Inertial migration of a rigid sphere in plane Poiseuille flow as a test of dissipative particle dynamics simulations

After reviewing and organizing the literature on the problem of inertial cross-stream migration of rigid spheres in various geometries including tubes and channels, we use Dissipative Particle Dynamics (DPD) simulations to study the simplest case of migration of a single neutrally or non-neutrally buoyant sphere with diameter 20% of the gap in plane Poiseuille flow and assess the potential and limitations of DPD simulations for this and similar problems. We find that the neutrally buoyant sphere lags by up to 6% behind the surrounding fluid and is focused at a position around 50% of the distance between the channel center and the wall. With Re increasing from around 100 to 500, the sphere migrates closer to the channel center. With flow driven by gravity, a much denser non-neutrally buoyant sphere leads the surrounding fluid and is focused at a position closer to the wall, around 60% the distance from the channel center to the wall, in qualitative agreement with previous work.

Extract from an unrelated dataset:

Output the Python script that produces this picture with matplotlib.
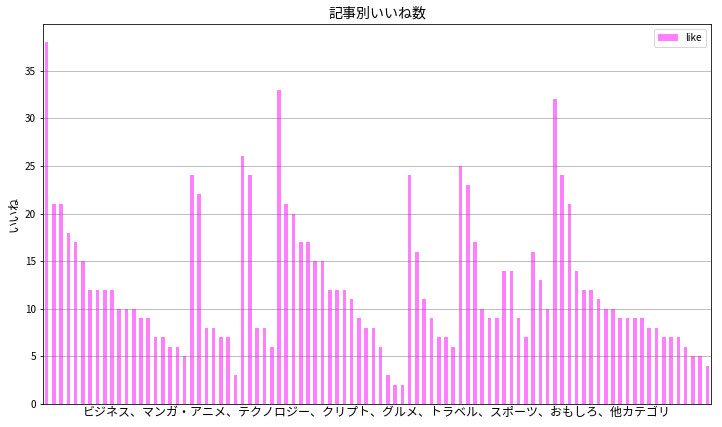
import numpy as np
import pandas as pd
import matplotlib
matplotlib.use("Agg")
import matplotlib.pyplot as plt

plt.rcParams['font.family'] = ['Noto Sans CJK JP', 'DejaVu Sans']

likes = [38, 21, 21, 18, 17, 15, 12, 12, 12, 12,
         10, 10, 10, 9, 9, 7, 7, 6, 6, 5,
         24, 22, 8, 8, 7, 7, 3, 26, 24, 8,
         8, 6, 33, 21, 20, 17, 17, 15, 15, 12,
         12, 12, 11, 9, 8, 8, 6, 3, 2, 2,
         24, 16, 11, 9, 7, 7, 6, 25, 23, 17,
         10, 9, 9, 14, 14, 9, 7, 16, 13, 10,
         32, 24, 21, 14, 12, 12, 11, 10, 10, 9,
         9, 9, 9, 8, 8, 7, 7, 7, 6, 5,
         5, 4]
title = "記事別いいね数"
xlabel = "ビジネス、マンガ・アニメ、テクノロジー、クリプト、グルメ、トラベル、スポーツ、おもしろ、他カテゴリ"
ylabel = "いいね"

df = pd.DataFrame({"like": likes})

fig = plt.figure(figsize=(722/72, 427/72), dpi=72)
ax = fig.add_axes([43/722, 1-404/427, 668/722, 380/427])
df.plot.bar(ax=ax, color="magenta", alpha=0.5)
ax.set_xticks([])
ax.set_title(title, fontsize=14)
ax.set_xlabel(xlabel, fontsize=12, labelpad=2)
ax.set_ylabel(ylabel, fontsize=12)
ax.tick_params(axis='y', labelsize=10)
ax.grid(axis='y')
ax.set_axisbelow(True)
ax.legend(loc="upper right", fontsize=10)
fig.savefig("out.png", dpi=72)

The lower values of the Schmidt number Sc in DPD simulations relative to real fluids, due to the relatively large diffusivity of DPD beads, are shown to not significantly affect the consistency of our DPD results with literature results although they make results noisy at low Re (i.e., ≲50). However, the increase in Ma and Wi with increasing Re leads to compressible flow effects and in some cases viscoelastic effects at high Re depending on the DPD parameters chosen. Even for optimally chosen parameters, we require Re≲500 to avoid strong compressibility effects. Thus, the relative simplicity of the DPD method for complex fluid flows is offset by the need to control the effects of unphysically high values of other parameters, such as Ma and Wi, which seriously limits the range of conditions under which DPD simulations give valid results in fluid transport problems.